Pour Arthur Lenoir, de Jellynote, "notre partenaire Deezer est dans le Sentier, à deux pas. Les éditeurs de Guitar Pro, un logiciel d'édition de partitions, à Lille, à une heure de train". "Aux Etats-Unis, il y a une telle concurrence entre sociétés que, pour exister, on dépense des sommes folles en relations publiques", complète Tariq Krim, fondateur de JoliCloud, une des figures du Net hexagonal.
"Ce qui nous gêne, c'est surtout qu'en France les lois changent tout le temps. C'est très déstabilisant pour convaincre les fonds d'investissement anglo-saxons, qui restent les plus importants dans la high-tech", regrette Alice Zagury. "Rien ne fait plus peur que l'instabilité quand on investit sur dix ou douze ans", confirme le capital-risqueur belge Fred Destin, associé chez Atlas Venture. De ce point de vue, le PLF, qui prévoyait de taxer jusqu'à 62 % les entrepreneurs cédant leur société, a porté un rude coup au système. "Les entrepreneurs ont eu le sentiment d'un manque de considération", peste Denis Lucquin, associé du fond Sofinnova.
En tout cas, les "start-upeurs" sont des pragmatiques.

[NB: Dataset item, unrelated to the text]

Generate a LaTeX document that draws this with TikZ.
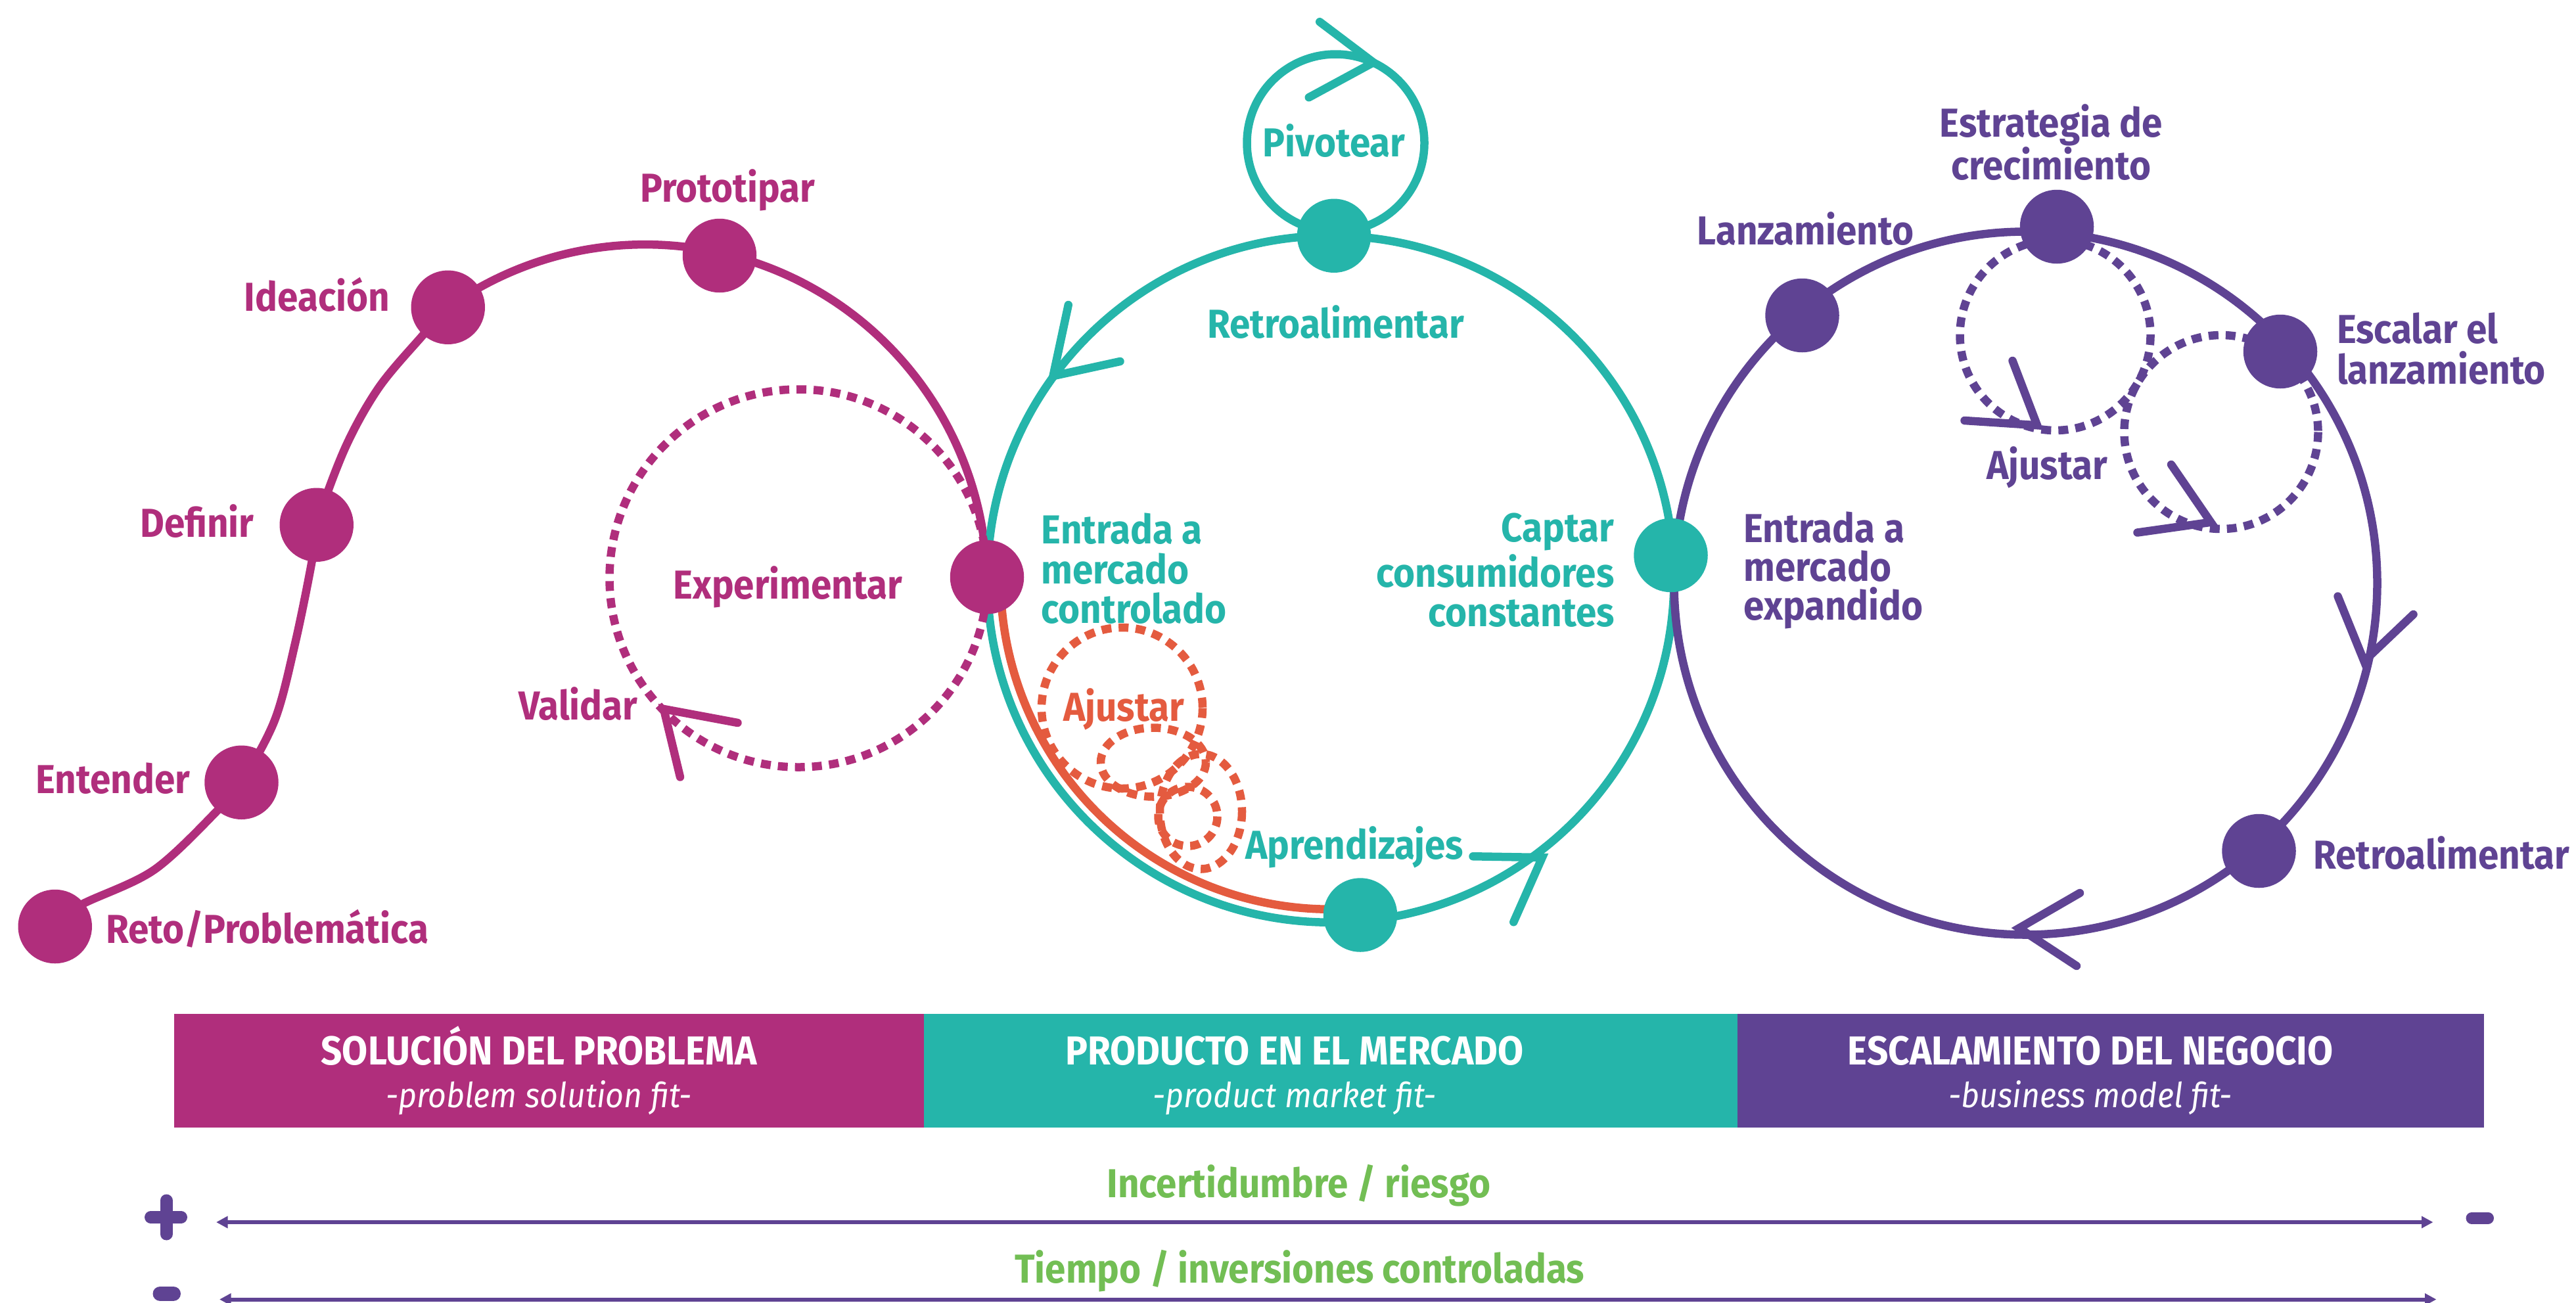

Aussi bien pour donner vie à leurs idées - lancer un concept en quelques jours sur le Net, prendre note d'un échec, recommencer aussi sec - que pour les financer. "Les gens de l'Internet n'ont pas d'attaches. S'il faut partir, ils déplacent juste leurs Macbooks", affirme Jeremie Berrebi, qui gère Kima Ventures depuis Israël. "Regardez Skype, c'est fascinant. Le siège est au Luxembourg, les comptables en Suisse, les commerciaux en Italie, les fondateurs à Londres", relève Oussama Ammar.
Le futur est peut-être déjà ailleurs. Par exemple, à Berlin, nouveau spot branché des jeunes patrons. "On trouve des lofts pour 1 000 euros par mois, on peut faire la fête tous les soirs", vante Tariq Krim. "Les boulots, on sait que c'est à nous de les trouver tout seuls. L'entrepreneuriat, il faut que nos politiques le comprennent, est en train de devenir le dernier ascenseur social", estime le jeune homme.